Published: 9 April 2009



At present, we have very limited ability to compare public health activity across jurisdictions and countries, or even to ascertain differences in what is considered to be a public health activity. Existing standardised health classifications do not capture important dimensions of public health, which include its functions, the methods and interventions used to achieve these, the health issues and determinants of health that public health activities address, the resources and infrastructure they use, and the settings in which they occur. A classification that describes these dimensions will promote consistency in collecting and reporting information about public health programs, expenditure, workforce and performance. This paper describes the development of an initial version of such a classification.

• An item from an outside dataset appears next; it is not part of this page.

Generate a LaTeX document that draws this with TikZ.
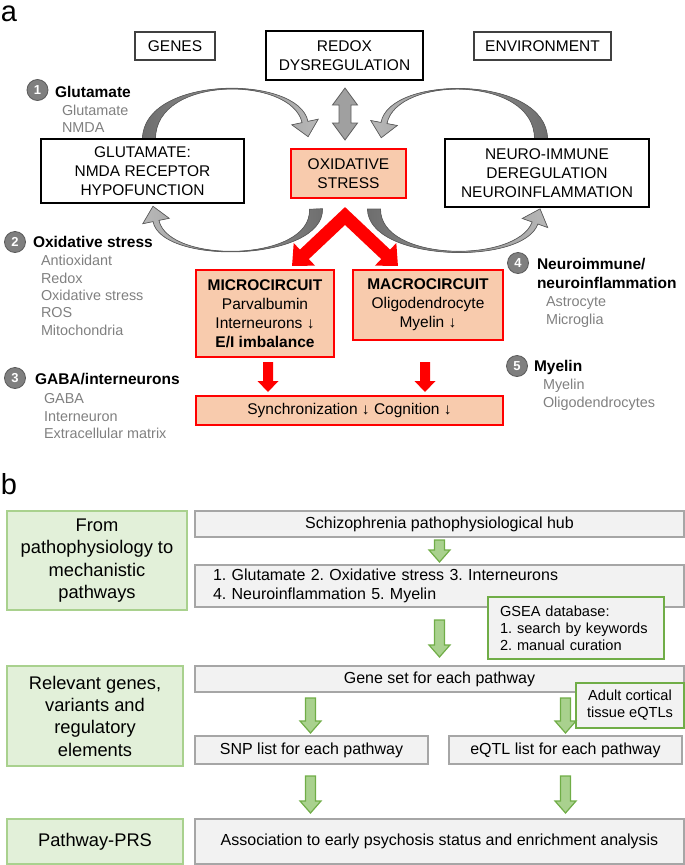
\documentclass[tikz,border=0pt]{standalone}
\usepackage{fontspec}
\setmainfont{Liberation Sans}
\usetikzlibrary{calc,arrows.meta}
\pgfdeclarelayer{bg}
\pgfsetlayers{bg,main}
\frenchspacing
\definecolor{peach}{HTML}{F8CBAD}
\definecolor{myred}{HTML}{FF0000}
\definecolor{itemgray}{HTML}{808080}
\definecolor{numgray}{HTML}{7F7F7F}
\definecolor{numdark}{HTML}{5A5A5A}
\definecolor{arrdark}{HTML}{6E6E6E}
\definecolor{arrlight}{HTML}{B8B8B8}
\definecolor{arrmid}{HTML}{A0A0A0}
\definecolor{arredge}{HTML}{5F5F5F}
\definecolor{gfill}{HTML}{E2F0D9}
\definecolor{gedge}{HTML}{A9D18E}
\definecolor{gdark}{HTML}{70AD47}
\definecolor{boxfill}{HTML}{F2F2F2}
\definecolor{boxedge}{HTML}{A6A6A6}
\newcommand\fontBox{\fontsize{15.5}{19}\selectfont}
\newcommand\fontHdr{\fontsize{15.5}{18.5}\selectfont\bfseries}
\newcommand\fontItm{\fontsize{14.4}{17.3}\selectfont}
\newcommand\fontNum{\fontsize{13}{13}\selectfont\bfseries}
\newcommand\fontGreen{\fontsize{18.3}{22.3}\selectfont}
\newcommand\fontPB{\fontsize{16}{19}\selectfont}
\newcommand\fontSm{\fontsize{14.6}{17}\selectfont}
\newcommand\fontLbl{\fontsize{29}{29}\selectfont}
% vertical block arrow: style, top point, tip point, shaft half width, head half width, head length
\newcommand\vblk[6]{%
  \filldraw[#1] let \p1=#2, \p2=#3 in
   (\x1-#4,\y1) -- (\x1+#4,\y1) -- (\x1+#4,\y2+#6) -- (\x1+#5,\y2+#6) -- (\x1,\y2)
   -- (\x1-#5,\y2+#6) -- (\x1-#4,\y2+#6) -- cycle;}
% vertical double block arrow
\newcommand\vdbl[6]{%
  \filldraw[#1] let \p1=#2, \p2=#3 in
   (\x1,\y1) -- (\x1+#5,\y1-#6) -- (\x1+#4,\y1-#6) -- (\x1+#4,\y2+#6) -- (\x1+#5,\y2+#6)
   -- (\x1,\y2) -- (\x1-#5,\y2+#6) -- (\x1-#4,\y2+#6) -- (\x1-#4,\y1-#6) -- (\x1-#5,\y1-#6) -- cycle;}
% tapered curved arrow along a cubic curve
\newcommand\taper[5]{%
  \coordinate (tA) at #2; \coordinate (tB) at #3; \coordinate (tC) at #4; \coordinate (tD) at #5;
  \filldraw[#1] ($(tA)!6.5pt!90:(tB)$) .. controls ($(tB)!6pt!-90:(tA)$) and ($(tC)!3.5pt!90:(tD)$) .. ($(tD)!3pt!-90:(tC)$)
   -- ($(tD)!13.5pt!-90:(tC)$) -- ($(tD)!-15pt!(tC)$) -- ($(tD)!13.5pt!90:(tC)$)
   -- ($(tD)!3pt!90:(tC)$) .. controls ($(tC)!3.5pt!-90:(tD)$) and ($(tB)!6pt!90:(tA)$) .. ($(tA)!6.5pt!-90:(tB)$) -- cycle;}
\begin{document}
\begin{tikzpicture}[x=1pt,y=-1pt,
  every node/.style={inner sep=0pt,outer sep=0pt},
  thinbox/.style={draw=black!75,line width=1.2pt,fill=white,font=\fontBox},
  thickbox/.style={draw=black,line width=2.4pt,fill=white,align=center,font=\fontBox},
  redbox/.style={draw=myred,line width=2.4pt,fill=peach,align=center,font=\fontBox},
  hdr/.style={anchor=base west,font=\fontHdr},
  itm/.style={anchor=base west,font=\fontItm,text=itemgray},
  numc/.style={circle,fill=numgray,draw=numdark,line width=0.8pt,minimum size=21pt,text=white,font=\fontNum},
  gbox/.style={fill=gfill,draw=gedge,line width=1.5pt,align=center,font=\fontGreen},
  pbox/.style={fill=boxfill,draw=boxedge,line width=2pt,align=center,font=\fontPB},
  nbox/.style={fill=boxfill,draw=gdark,line width=1.5pt,font=\fontSm},
  garrow/.style={fill=gedge,draw=gdark,line width=1.2pt,line join=miter},
  redarr/.style={fill=myred,draw=none},
  dblarr/.style={fill=arrmid,draw=arredge,line width=0.8pt,line join=miter},
  tapered/.style={draw=arredge,line width=0.7pt,line join=miter},
  lbl/.style={anchor=base west,font=\fontLbl}]
\useasboundingbox (0,0) rectangle (685,865);

% ---------------- panel a ----------------
\node[lbl] (la) at (1,21.5) {a};
\node[thinbox,minimum width=80pt,minimum height=28pt] (genes) at (175,46) {GENES};
\node[thickbox,minimum width=157pt,minimum height=49pt] (redox) at (344.5,55.5) {REDOX\\DYSREGULATION};
\node[thinbox,minimum width=137pt,minimum height=28pt] (env) at (542.5,46) {ENVIRONMENT};
\node[thickbox,minimum width=203pt,minimum height=64pt] (glut) at (142.5,171) {GLUTAMATE:\\NMDA RECEPTOR\\HYPOFUNCTION};
\node[redbox,minimum width=115pt,minimum height=49pt] (oxid) at (348.5,173.5) {OXIDATIVE\\STRESS};
\node[thickbox,minimum width=204pt,minimum height=68pt] (neuro) at (547,173) {NEURO-IMMUNE\\DEREGULATION\\NEUROINFLAMMATION};
\node[redbox,minimum width=138pt,minimum height=87pt] (micro) at (265,313.5) {\textbf{MICROCIRCUIT}\\Parvalbumin\\Interneurons ↓\\\textbf{E/I imbalance}};
\node[redbox,minimum width=150pt,minimum height=70pt] (macro) at (428,305) {\textbf{MACROCIRCUIT}\\Oligodendrocyte\\Myelin ↓};
\node[redbox,minimum width=307pt,minimum height=29pt] (sync) at (349.5,410.5) {Synchronization ↓ Cognition ↓};

\begin{pgfonlayer}{bg}
  \taper{tapered,left color=arrdark,right color=arrlight}{($(glut.north)+(6.5,0)$)}{(149,75)}{(295,75)}{(305,122)}
  \taper{tapered,left color=arrlight,right color=arrdark}{($(neuro.north)+(-6,0)$)}{(541,75)}{(393,75)}{(384,123)}
  \taper{tapered,left color=arrlight,right color=arrdark}{($(oxid.south)+(-32.5,11)$)}{(318,262)}{(165,265)}{(156,221)}
  \taper{tapered,left color=arrdark,right color=arrlight}{($(oxid.south)+(25.5,11)$)}{(374,262)}{(520,265)}{(535,223)}
\end{pgfonlayer}

\vdbl{dblarr}{($(redox.south)+(0.5,8)$)}{($(oxid.north)+(-3.5,-9)$)}{6pt}{12.5pt}{17pt}

\coordinate (apex) at ($(oxid.south)+(-3.5,18)$);
\coordinate (mtip) at ($(micro.north east)+(-42,-4)$);
\coordinate (Mtip) at ($(macro.north west)+(45,-4)$);
\draw[myred,line width=13pt,line join=miter,{Triangle[width=30pt,length=17pt]}-{Triangle[width=30pt,length=17pt]}] (mtip) -- (apex) -- (Mtip);

\vblk{redarr}{($(micro.south)+(3,5)$)}{($(micro.south |- sync.north)+(3,-4)$)}{5pt}{10.5pt}{11pt}
\vblk{redarr}{($(macro.south |- micro.south)+(-3,5)$)}{($(macro.south |- sync.north)+(-3,-4)$)}{5pt}{10.5pt}{11pt}

\node[numc] (n1) at (37.5,90) {1};
\node[hdr] (h1) at (55,97.6) {Glutamate};
\node[itm] (i11) at (62,115.2) {Glutamate};
\node[itm] (i12) at (62,132.2) {NMDA};

\node[numc] (n2) at (15,242) {2};
\node[hdr] (h2) at (33,247.6) {Oxidative stress};
\node[itm] (i21) at (41,265.9) {Antioxidant};
\node[itm] (i22) at (41,283.2) {Redox};
\node[itm] (i23) at (41,300.9) {Oxidative stress};
\node[itm] (i24) at (41,317.9) {ROS};
\node[itm] (i25) at (41,335.2) {Mitochondria};

\node[numc] (n3) at (15,378) {3};
\node[hdr] (h3) at (35,384.6) {GABA/interneurons};
\node[itm] (i31) at (44,403.2) {GABA};
\node[itm] (i32) at (44,421.2) {Interneuron};
\node[itm] (i33) at (44,438.2) {Extracellular matrix};

\node[numc] (n4) at (518,263) {4};
\node[hdr] (h4) at (537,269.6) {Neuroimmune/};
\node[hdr] (h4b) at (537,288.6) {neuroinflammation};
\node[itm] (i41) at (546,306.2) {Astrocyte};
\node[itm] (i42) at (546,324.2) {Microglia};

\node[numc] (n5) at (517,366) {5};
\node[hdr] (h5) at (534,371.6) {Myelin};
\node[itm] (i51) at (543,389.2) {Myelin};
\node[itm] (i52) at (543,407.2) {Oligodendrocytes};

% ---------------- panel b ----------------
\node[lbl] (lb) at (1,494) {b};
\node[gbox,minimum width=180pt,minimum height=99pt] (g1) at (97,560.5) {From\\pathophysiology to\\mechanistic\\pathways};
\node[gbox,minimum width=176pt,minimum height=100pt] (g2) at (95,716) {Relevant genes,\\variants and\\regulatory\\elements};
\node[gbox,minimum width=176pt,minimum height=45pt] (g3) at (95,841.5) {Pathway-PRS};

\node[pbox,minimum width=489pt,minimum height=26pt] (hub) at (439.5,524) {Schizophrenia pathophysiological hub};
\node[pbox,minimum width=489pt,minimum height=42pt,align=left,text width=453pt] (list) at (439.5,586) {1. Glutamate 2. Oxidative stress 3. Interneurons\\4. Neuroinflammation 5. Myelin};
\node[pbox,minimum width=489pt,minimum height=26pt] (gene) at (439.5,679) {Gene set for each pathway};
\node[pbox,minimum width=233pt,minimum height=28pt] (snp) at (311.5,750) {SNP list for each pathway};
\node[pbox,minimum width=233pt,minimum height=28pt] (eqtl) at (565.5,750) {eQTL list for each pathway};
\node[pbox,minimum width=489pt,minimum height=45pt] (assoc) at (439.5,841.5) {Association to early psychosis status and enrichment analysis};

\node[nbox,minimum width=176pt,minimum height=62pt,align=left,text width=152pt] (gsea) at (576,628) {GSEA database:\\1. search by keywords\\2. manual curation};
\node[nbox,minimum width=108pt,minimum height=45pt,align=center] (adult) at (630,705.5) {Adult cortical\\tissue eQTLs};

\vblk{garrow}{($(hub.south)+(0,3)$)}{($(list.north)+(0,-3)$)}{5pt}{10.5pt}{12pt}
\vblk{garrow}{($(list.south)+(0,13)$)}{($(gene.north)+(0,-9)$)}{5pt}{10.5pt}{12pt}
\vblk{garrow}{($(snp.north |- gene.south)+(-1,6)$)}{($(snp.north)+(0,-3)$)}{5pt}{10.5pt}{12pt}
\vblk{garrow}{($(eqtl.north |- gene.south)+(0,6)$)}{($(eqtl.north)+(0,-3)$)}{5pt}{10.5pt}{12pt}
\vblk{garrow}{($(snp.south)+(-1,12)$)}{($(snp.south |- assoc.north)+(0,-6)$)}{5pt}{10.5pt}{12pt}
\vblk{garrow}{($(eqtl.south)+(0,12)$)}{($(eqtl.south |- assoc.north)+(0,-6)$)}{5pt}{10.5pt}{12pt}
\end{tikzpicture}
\end{document}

We used open-source Protégé software and published procedures to construct an ontology of public health, which forms the basis of the classification. We reviewed existing definitions of public health, descriptions of public health functions and classifications to develop the scope, domain, and multidimensional class structure of the ontology. These were then refined through a series of consultations with public health experts from across Australia, culminating in an initial classification framework.


The public health classification consists of six top-level classes: public health 'Functions'; 'Health Issues'; 'Determinants of Health'; 'Settings'; 'Methods' of intervention; and 'Resources and Infrastructure'. Existing classifications (such as the international classifications of diseases, disability and functioning and external causes of injuries) can be used to further classify large parts of the classes 'Health Issues', 'Settings' and 'Resources and Infrastructure', while new subclass structures are proposed for the classes of public health 'Functions', 'Determinants of Health' and 'Interventions'.


The public health classification captures the important dimensions of public health activity. It will facilitate the organisation of information so that it can be used to address questions relating to any of these dimensions, either singly or in combination. The authors encourage readers to use the classification, and to suggest improvements.